Thursday, April 4, 2013

Stop guessing whether it is Leucine, Isoleucine or Hydroxyproline


Something I say a lot is along the lines of:  "One day I'm not going to learn something about mass spectrometry..."  I neither hope for nor expect that day to come.  I particularly like when old paradigms get knocked down.  Holy cow.  And this is one.  And it's not new, it's just impossible to keep up (for me, anyway).

Anyway, every search engine forever has required that we set leucine and isoleucine as equal, right?  And we always have this uncertainty in the backs of our minds that this could also be an artifact of a hydroxyproline conversion.  And here comes this paper (and a couple others as well, but this is the one that I was given) that says "Hey!  We don't have to guess.

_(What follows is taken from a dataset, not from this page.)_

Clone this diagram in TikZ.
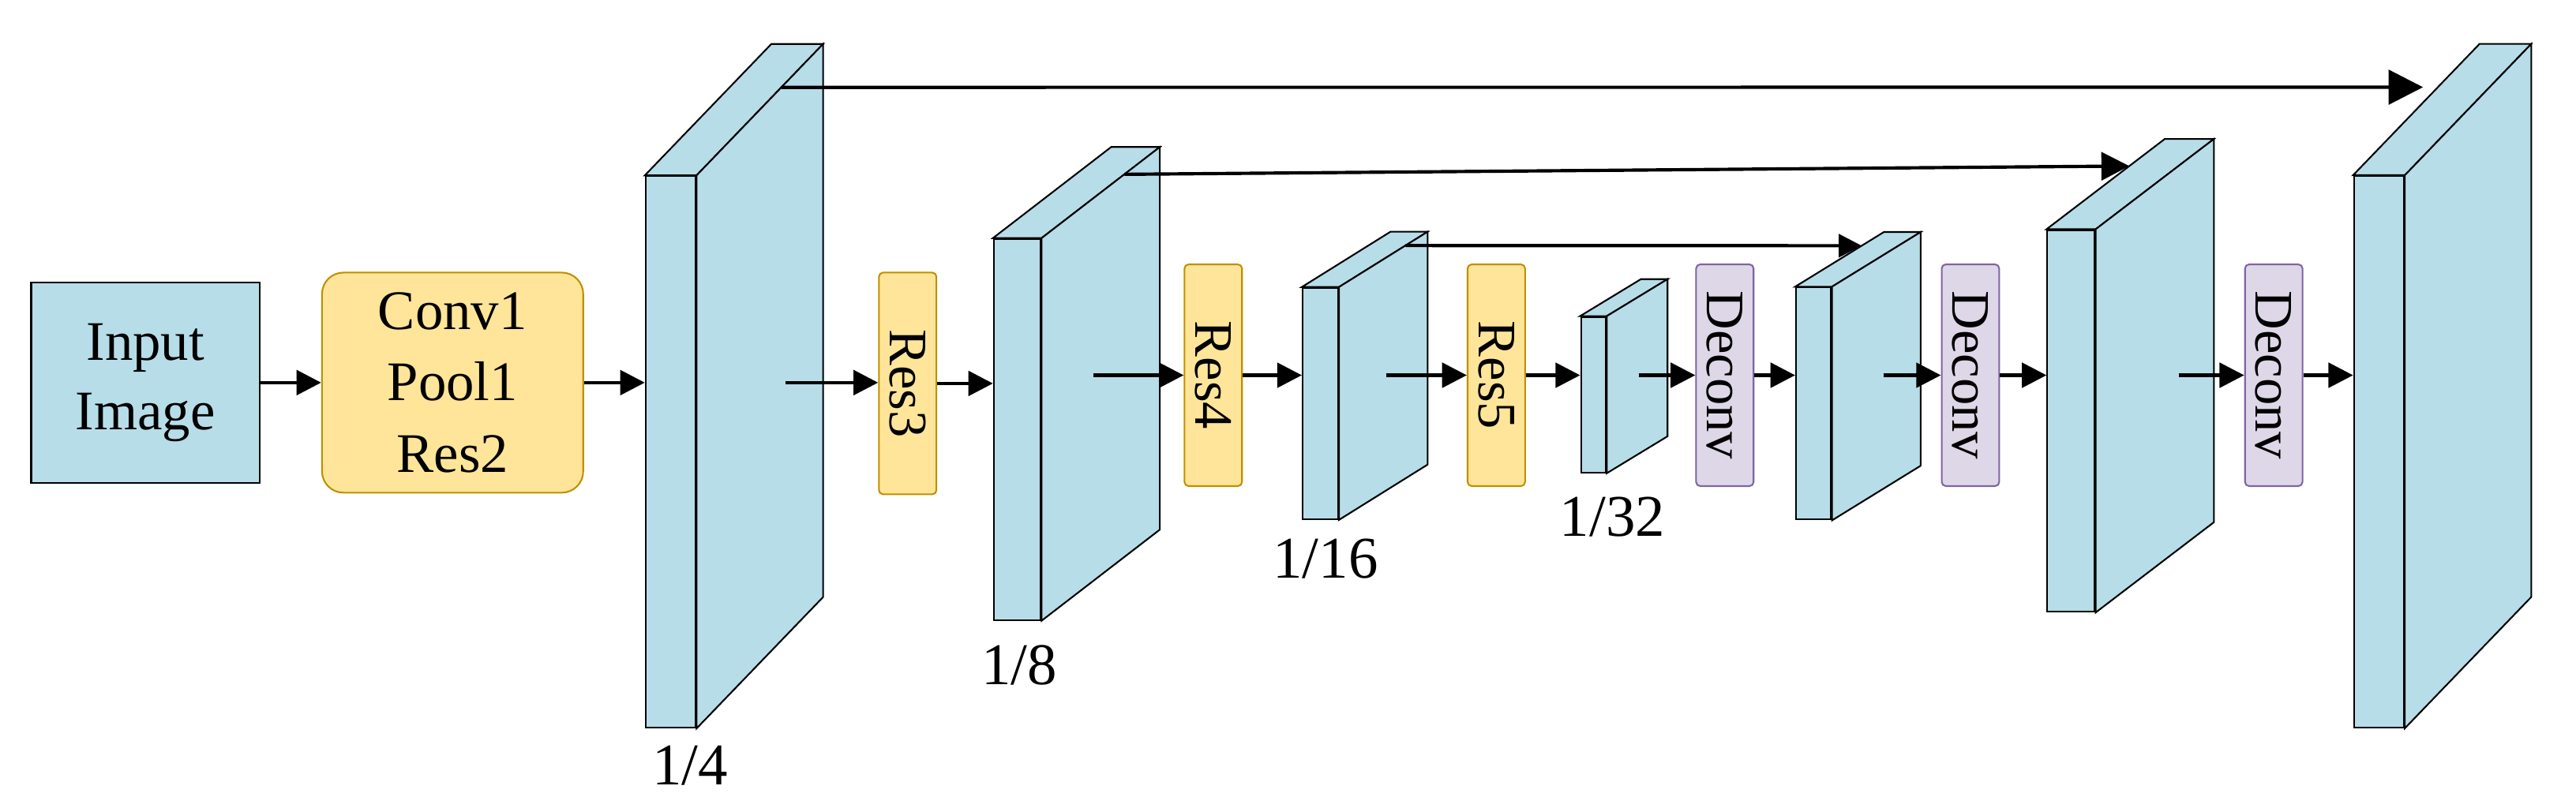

ETD can tell the difference."

The paper in question is from Kallol Gupta et. al., and was a study with contributions from researchers in 3 facilities in Bangalore, India.  In it, they show how ETD fragmentation demonstrates differences between these three isomeric amino acids.  I love this paper.  I especially love that it is yet another example of the meme that I've been trying to popularize, one talk at a time.


In comparing the ETD to the great honeybadger, it's great because the ETD don't care about:  high energy bonds, low energy, weird PTMs, the 5/18 cutoff rule or even about isomeric peptides.  The ETD just does what it wants, busting peptide bonds and elucidating sequences.

Anyway, everyone should check out this paper.  Whether you are using ETD or not, it is great to be reminded that this is a young field and that these rules that we're so used to may just be the next set to be broken by the next advance.